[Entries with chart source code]
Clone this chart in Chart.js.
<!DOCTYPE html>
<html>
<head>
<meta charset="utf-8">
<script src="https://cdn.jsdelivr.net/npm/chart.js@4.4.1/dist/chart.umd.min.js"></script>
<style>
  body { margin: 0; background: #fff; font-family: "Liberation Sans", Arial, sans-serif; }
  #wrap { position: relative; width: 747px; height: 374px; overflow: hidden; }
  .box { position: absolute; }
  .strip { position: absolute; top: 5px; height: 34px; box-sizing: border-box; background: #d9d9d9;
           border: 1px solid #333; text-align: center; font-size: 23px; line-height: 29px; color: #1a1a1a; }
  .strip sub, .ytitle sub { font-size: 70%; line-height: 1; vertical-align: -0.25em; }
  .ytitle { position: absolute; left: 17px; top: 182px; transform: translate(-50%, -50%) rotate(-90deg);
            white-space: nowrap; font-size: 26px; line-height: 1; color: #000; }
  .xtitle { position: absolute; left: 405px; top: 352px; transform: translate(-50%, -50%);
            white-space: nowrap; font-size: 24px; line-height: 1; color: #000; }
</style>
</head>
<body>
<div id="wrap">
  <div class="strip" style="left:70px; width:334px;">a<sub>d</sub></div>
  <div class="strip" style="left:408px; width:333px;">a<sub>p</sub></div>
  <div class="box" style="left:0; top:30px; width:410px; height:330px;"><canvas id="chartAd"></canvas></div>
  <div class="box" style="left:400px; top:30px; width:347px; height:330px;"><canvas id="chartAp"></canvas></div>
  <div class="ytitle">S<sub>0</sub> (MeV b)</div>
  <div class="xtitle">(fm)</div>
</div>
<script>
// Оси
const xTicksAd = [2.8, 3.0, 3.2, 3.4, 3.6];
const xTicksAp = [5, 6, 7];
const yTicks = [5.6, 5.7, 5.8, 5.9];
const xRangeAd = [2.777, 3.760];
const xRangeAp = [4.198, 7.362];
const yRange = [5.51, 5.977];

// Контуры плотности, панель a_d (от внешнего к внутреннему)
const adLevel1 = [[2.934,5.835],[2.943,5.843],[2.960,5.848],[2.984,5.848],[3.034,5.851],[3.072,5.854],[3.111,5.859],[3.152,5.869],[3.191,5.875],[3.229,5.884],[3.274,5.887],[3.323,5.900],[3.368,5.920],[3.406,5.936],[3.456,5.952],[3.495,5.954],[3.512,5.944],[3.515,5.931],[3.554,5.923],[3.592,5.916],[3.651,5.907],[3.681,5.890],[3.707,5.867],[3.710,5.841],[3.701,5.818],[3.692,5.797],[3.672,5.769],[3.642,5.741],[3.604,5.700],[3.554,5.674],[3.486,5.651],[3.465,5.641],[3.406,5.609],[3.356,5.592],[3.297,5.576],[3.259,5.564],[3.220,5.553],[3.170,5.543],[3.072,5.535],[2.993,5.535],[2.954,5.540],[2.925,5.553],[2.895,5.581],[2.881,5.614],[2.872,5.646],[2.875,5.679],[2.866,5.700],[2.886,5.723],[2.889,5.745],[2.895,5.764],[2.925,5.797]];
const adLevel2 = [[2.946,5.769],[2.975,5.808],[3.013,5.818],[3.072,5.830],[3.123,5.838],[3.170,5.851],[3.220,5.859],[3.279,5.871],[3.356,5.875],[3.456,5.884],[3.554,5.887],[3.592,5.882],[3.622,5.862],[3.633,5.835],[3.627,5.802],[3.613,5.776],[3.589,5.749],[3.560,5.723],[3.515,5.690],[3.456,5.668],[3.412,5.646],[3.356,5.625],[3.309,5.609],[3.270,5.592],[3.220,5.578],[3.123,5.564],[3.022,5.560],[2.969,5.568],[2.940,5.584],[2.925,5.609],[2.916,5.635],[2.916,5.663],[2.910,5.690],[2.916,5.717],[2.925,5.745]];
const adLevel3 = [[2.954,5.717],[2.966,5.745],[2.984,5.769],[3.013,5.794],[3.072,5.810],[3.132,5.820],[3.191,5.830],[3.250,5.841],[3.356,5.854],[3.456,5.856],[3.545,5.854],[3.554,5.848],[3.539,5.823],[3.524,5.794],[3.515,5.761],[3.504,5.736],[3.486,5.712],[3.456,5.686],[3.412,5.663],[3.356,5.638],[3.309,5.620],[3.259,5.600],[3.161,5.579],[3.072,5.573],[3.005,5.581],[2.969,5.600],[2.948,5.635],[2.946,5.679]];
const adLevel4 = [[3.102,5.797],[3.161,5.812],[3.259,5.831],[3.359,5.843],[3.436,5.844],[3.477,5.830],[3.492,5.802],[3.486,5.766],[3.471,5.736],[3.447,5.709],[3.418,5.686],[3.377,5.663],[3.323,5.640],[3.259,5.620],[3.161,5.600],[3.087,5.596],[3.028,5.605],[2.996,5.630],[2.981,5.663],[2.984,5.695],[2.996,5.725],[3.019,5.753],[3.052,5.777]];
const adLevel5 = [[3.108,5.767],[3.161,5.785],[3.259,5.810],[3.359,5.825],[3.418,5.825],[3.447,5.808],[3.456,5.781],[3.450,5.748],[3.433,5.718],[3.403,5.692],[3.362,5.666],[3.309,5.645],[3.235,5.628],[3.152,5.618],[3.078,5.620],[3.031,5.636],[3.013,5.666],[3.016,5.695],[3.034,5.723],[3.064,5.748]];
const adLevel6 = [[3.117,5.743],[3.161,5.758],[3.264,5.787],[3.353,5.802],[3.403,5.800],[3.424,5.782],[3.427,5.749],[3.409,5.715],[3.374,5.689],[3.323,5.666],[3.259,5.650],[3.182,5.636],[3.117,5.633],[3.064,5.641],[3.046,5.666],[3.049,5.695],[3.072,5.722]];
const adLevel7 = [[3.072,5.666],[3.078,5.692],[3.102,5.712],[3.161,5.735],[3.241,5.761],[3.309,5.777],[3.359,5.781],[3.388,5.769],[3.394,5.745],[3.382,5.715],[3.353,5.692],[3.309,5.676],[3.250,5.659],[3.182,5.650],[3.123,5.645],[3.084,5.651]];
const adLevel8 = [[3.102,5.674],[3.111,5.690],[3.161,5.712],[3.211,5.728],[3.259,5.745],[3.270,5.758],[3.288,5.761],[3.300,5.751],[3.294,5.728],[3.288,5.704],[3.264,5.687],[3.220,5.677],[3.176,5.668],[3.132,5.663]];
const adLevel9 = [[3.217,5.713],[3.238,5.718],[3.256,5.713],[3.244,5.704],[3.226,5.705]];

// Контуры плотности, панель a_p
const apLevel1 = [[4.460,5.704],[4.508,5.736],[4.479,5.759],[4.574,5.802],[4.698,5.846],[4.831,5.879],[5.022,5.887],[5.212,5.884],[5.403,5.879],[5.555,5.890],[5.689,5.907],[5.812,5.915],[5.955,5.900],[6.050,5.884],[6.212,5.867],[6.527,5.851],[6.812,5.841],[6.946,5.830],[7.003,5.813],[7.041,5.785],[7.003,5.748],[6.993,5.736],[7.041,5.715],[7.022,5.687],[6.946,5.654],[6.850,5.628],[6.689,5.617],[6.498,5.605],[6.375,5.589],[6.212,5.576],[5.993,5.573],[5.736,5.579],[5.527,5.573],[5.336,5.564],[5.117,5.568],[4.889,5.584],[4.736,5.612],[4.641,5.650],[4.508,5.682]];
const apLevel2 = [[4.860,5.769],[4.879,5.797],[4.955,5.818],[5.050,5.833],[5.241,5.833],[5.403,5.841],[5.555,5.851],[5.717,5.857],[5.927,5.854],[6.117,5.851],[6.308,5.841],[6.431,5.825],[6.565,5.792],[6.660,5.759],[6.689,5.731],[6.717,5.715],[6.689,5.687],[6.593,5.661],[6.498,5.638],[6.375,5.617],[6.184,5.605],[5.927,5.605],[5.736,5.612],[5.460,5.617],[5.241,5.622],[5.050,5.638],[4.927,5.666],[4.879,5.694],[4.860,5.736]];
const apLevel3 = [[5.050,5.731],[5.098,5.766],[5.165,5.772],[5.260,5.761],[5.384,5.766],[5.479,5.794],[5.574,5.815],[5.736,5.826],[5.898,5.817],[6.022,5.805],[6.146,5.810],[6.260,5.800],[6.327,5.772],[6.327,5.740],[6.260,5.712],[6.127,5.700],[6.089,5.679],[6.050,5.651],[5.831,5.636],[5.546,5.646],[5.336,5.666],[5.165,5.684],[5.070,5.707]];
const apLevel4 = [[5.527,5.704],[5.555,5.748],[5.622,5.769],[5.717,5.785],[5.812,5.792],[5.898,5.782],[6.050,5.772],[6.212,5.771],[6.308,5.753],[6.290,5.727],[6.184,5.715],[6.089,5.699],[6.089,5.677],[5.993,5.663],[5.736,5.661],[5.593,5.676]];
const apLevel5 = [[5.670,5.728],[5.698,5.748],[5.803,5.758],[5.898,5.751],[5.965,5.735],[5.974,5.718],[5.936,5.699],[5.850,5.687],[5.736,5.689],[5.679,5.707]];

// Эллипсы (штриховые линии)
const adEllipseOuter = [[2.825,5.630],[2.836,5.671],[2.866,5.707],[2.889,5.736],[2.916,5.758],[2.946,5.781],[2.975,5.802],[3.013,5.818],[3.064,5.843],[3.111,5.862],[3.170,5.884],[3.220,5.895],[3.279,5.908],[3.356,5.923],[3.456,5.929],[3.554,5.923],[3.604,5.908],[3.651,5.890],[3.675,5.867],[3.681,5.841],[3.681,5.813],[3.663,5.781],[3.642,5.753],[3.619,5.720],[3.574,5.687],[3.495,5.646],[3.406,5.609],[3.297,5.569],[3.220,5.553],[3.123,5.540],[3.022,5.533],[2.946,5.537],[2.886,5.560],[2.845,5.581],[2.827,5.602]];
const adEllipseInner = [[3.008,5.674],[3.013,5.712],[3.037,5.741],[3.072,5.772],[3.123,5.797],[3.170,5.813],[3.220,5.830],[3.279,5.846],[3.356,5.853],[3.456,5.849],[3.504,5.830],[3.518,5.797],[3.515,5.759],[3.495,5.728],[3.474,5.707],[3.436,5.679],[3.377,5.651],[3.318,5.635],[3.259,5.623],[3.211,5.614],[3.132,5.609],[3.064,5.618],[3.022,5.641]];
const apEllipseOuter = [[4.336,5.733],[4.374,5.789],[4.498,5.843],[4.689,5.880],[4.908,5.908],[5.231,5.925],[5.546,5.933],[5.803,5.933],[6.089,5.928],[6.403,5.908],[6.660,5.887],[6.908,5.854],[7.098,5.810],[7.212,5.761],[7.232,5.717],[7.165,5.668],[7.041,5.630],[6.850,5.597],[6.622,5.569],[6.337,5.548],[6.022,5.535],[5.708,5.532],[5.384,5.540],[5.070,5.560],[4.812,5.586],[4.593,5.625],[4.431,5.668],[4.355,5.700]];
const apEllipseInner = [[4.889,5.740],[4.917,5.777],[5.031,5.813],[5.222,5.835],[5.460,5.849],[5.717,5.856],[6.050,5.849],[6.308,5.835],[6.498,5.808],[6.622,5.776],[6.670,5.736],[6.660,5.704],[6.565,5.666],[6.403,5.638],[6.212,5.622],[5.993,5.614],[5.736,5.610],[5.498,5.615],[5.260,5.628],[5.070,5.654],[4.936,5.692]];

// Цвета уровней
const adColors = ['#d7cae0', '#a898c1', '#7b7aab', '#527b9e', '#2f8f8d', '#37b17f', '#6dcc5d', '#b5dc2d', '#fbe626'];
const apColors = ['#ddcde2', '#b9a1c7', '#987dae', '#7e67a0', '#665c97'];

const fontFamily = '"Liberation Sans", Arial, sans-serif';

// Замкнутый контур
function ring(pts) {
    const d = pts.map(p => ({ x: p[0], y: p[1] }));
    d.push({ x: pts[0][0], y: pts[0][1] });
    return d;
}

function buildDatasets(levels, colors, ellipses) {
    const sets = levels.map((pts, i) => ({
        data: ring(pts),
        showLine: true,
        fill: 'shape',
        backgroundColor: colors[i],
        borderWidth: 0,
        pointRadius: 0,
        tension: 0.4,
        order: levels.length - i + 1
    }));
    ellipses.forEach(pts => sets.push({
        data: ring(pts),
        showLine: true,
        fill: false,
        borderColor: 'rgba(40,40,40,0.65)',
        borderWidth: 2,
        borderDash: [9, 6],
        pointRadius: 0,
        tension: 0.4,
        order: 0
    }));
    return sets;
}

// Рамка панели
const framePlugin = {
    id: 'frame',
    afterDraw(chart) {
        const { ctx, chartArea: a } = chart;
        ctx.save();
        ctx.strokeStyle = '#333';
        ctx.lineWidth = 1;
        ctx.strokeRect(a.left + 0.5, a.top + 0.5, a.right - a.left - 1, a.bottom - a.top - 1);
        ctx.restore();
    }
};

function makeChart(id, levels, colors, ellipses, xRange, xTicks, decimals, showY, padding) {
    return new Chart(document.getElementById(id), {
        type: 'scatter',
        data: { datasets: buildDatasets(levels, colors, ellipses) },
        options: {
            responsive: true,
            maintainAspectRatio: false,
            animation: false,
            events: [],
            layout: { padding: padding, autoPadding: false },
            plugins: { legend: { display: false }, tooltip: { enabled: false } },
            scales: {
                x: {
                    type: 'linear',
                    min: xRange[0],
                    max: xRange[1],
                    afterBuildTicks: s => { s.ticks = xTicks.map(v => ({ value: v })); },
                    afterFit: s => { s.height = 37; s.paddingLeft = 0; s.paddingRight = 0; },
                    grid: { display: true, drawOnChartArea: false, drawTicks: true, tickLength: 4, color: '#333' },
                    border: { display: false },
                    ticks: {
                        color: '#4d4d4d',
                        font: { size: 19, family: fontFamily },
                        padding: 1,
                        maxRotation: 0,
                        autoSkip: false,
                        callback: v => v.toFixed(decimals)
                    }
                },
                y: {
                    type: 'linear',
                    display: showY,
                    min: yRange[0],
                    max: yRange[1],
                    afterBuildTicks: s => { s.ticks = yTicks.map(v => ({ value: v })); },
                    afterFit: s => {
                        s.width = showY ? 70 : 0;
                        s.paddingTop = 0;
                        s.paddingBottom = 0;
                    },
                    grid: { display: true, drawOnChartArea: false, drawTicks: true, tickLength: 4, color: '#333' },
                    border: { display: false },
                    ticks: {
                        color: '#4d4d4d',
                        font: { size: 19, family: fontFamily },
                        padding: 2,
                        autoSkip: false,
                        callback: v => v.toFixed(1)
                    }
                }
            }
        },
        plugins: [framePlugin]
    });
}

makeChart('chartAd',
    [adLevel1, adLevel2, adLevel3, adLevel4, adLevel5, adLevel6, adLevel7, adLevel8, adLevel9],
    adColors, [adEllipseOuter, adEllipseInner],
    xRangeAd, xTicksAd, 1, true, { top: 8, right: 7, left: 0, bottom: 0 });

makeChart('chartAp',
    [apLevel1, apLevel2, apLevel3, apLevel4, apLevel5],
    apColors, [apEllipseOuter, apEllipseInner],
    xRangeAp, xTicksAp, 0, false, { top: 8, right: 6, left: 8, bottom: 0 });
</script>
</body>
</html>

==

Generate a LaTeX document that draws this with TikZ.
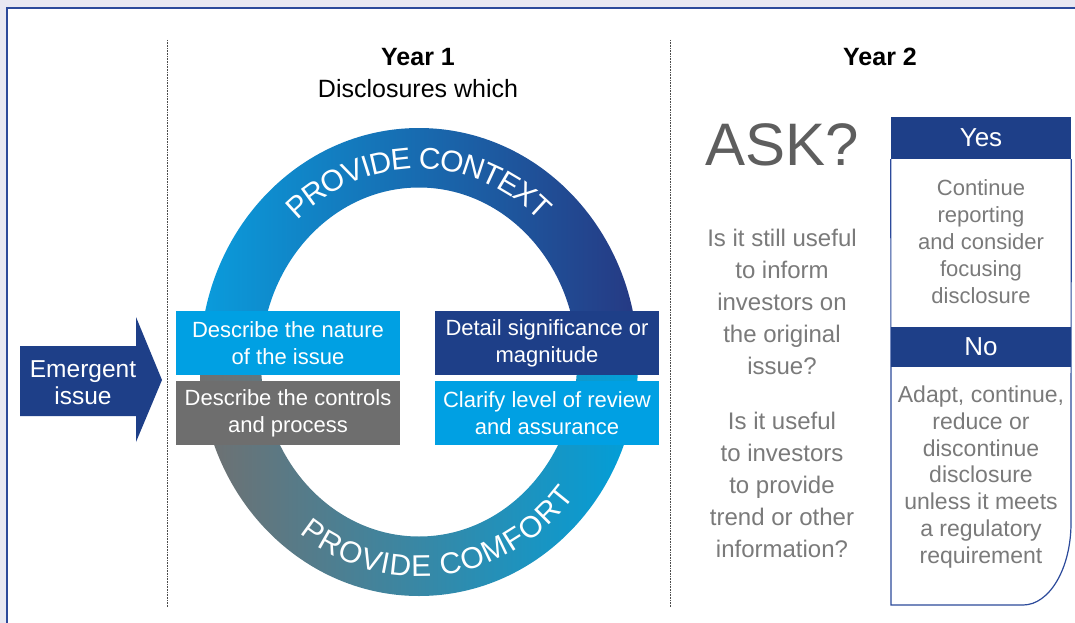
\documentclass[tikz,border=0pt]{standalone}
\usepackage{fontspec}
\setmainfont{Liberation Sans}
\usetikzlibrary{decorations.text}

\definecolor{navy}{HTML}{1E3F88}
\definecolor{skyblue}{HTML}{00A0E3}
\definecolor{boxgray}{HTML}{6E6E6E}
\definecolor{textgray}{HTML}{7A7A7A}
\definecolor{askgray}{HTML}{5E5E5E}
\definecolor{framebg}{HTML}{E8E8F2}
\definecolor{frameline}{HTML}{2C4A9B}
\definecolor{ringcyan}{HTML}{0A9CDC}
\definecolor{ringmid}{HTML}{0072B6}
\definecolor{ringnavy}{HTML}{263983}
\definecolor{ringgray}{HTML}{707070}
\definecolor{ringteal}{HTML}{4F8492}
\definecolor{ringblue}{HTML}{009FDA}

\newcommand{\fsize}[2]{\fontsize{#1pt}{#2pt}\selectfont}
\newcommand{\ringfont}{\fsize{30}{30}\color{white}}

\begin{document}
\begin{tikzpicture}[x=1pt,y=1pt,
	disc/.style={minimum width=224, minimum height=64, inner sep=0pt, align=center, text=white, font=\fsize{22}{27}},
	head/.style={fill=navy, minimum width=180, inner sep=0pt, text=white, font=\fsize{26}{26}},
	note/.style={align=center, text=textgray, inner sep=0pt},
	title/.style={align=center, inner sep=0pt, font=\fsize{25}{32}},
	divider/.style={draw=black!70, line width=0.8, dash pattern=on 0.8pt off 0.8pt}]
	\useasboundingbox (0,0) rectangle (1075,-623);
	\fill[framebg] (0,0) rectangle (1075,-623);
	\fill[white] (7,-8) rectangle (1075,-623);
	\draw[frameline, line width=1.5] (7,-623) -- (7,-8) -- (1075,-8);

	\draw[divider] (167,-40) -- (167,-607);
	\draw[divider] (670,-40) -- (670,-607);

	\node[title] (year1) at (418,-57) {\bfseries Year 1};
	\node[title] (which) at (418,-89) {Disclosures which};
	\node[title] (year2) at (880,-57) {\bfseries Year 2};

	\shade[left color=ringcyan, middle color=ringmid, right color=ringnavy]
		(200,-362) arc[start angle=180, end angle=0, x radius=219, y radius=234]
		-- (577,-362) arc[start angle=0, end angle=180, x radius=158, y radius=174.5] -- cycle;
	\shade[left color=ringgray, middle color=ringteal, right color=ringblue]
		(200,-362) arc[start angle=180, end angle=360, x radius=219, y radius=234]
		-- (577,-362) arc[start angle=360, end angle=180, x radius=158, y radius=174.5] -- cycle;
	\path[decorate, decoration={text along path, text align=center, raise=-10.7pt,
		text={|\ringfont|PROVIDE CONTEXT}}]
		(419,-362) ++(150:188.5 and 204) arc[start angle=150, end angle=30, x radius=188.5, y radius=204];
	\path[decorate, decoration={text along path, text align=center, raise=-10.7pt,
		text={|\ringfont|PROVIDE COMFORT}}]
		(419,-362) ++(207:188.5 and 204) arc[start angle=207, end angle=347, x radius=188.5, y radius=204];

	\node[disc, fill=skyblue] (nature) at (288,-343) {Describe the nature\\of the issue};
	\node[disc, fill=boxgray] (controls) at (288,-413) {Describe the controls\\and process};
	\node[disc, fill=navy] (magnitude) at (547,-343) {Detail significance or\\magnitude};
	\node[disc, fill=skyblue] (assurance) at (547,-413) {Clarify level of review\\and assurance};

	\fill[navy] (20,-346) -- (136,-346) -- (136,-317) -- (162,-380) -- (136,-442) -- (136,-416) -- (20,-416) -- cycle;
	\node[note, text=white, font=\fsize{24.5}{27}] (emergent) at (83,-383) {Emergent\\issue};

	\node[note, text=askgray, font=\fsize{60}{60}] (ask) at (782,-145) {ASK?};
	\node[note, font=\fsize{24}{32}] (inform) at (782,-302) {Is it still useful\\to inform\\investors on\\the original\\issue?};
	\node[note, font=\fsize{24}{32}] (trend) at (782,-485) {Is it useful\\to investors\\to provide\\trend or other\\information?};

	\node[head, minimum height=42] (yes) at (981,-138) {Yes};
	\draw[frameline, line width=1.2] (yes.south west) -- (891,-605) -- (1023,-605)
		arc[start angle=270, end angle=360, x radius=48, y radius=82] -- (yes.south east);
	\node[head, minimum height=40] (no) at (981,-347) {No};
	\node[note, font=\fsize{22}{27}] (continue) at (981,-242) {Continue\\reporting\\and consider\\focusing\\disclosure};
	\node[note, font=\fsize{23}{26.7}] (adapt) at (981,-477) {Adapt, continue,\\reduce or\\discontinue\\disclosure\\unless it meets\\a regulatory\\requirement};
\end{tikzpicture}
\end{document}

TASK REQUIREMENTS
Go back over the listing above and copy exactly the lines that begin at the line with "Clone this chart in Chart.js." and stop after the line with "const yRange = [5.51, 5.977];"; leave out every other line.

FINISHED TASK
Clone this chart in Chart.js.
<!DOCTYPE html>
<html>
<head>
<meta charset="utf-8">
<script src="https://cdn.jsdelivr.net/npm/chart.js@4.4.1/dist/chart.umd.min.js"></script>
<style>
  body { margin: 0; background: #fff; font-family: "Liberation Sans", Arial, sans-serif; }
  #wrap { position: relative; width: 747px; height: 374px; overflow: hidden; }
  .box { position: absolute; }
  .strip { position: absolute; top: 5px; height: 34px; box-sizing: border-box; background: #d9d9d9;
           border: 1px solid #333; text-align: center; font-size: 23px; line-height: 29px; color: #1a1a1a; }
  .strip sub, .ytitle sub { font-size: 70%; line-height: 1; vertical-align: -0.25em; }
  .ytitle { position: absolute; left: 17px; top: 182px; transform: translate(-50%, -50%) rotate(-90deg);
            white-space: nowrap; font-size: 26px; line-height: 1; color: #000; }
  .xtitle { position: absolute; left: 405px; top: 352px; transform: translate(-50%, -50%);
            white-space: nowrap; font-size: 24px; line-height: 1; color: #000; }
</style>
</head>
<body>
<div id="wrap">
  <div class="strip" style="left:70px; width:334px;">a<sub>d</sub></div>
  <div class="strip" style="left:408px; width:333px;">a<sub>p</sub></div>
  <div class="box" style="left:0; top:30px; width:410px; height:330px;"><canvas id="chartAd"></canvas></div>
  <div class="box" style="left:400px; top:30px; width:347px; height:330px;"><canvas id="chartAp"></canvas></div>
  <div class="ytitle">S<sub>0</sub> (MeV b)</div>
  <div class="xtitle">(fm)</div>
</div>
<script>
// Оси
const xTicksAd = [2.8, 3.0, 3.2, 3.4, 3.6];
const xTicksAp = [5, 6, 7];
const yTicks = [5.6, 5.7, 5.8, 5.9];
const xRangeAd = [2.777, 3.760];
const xRangeAp = [4.198, 7.362];
const yRange = [5.51, 5.977];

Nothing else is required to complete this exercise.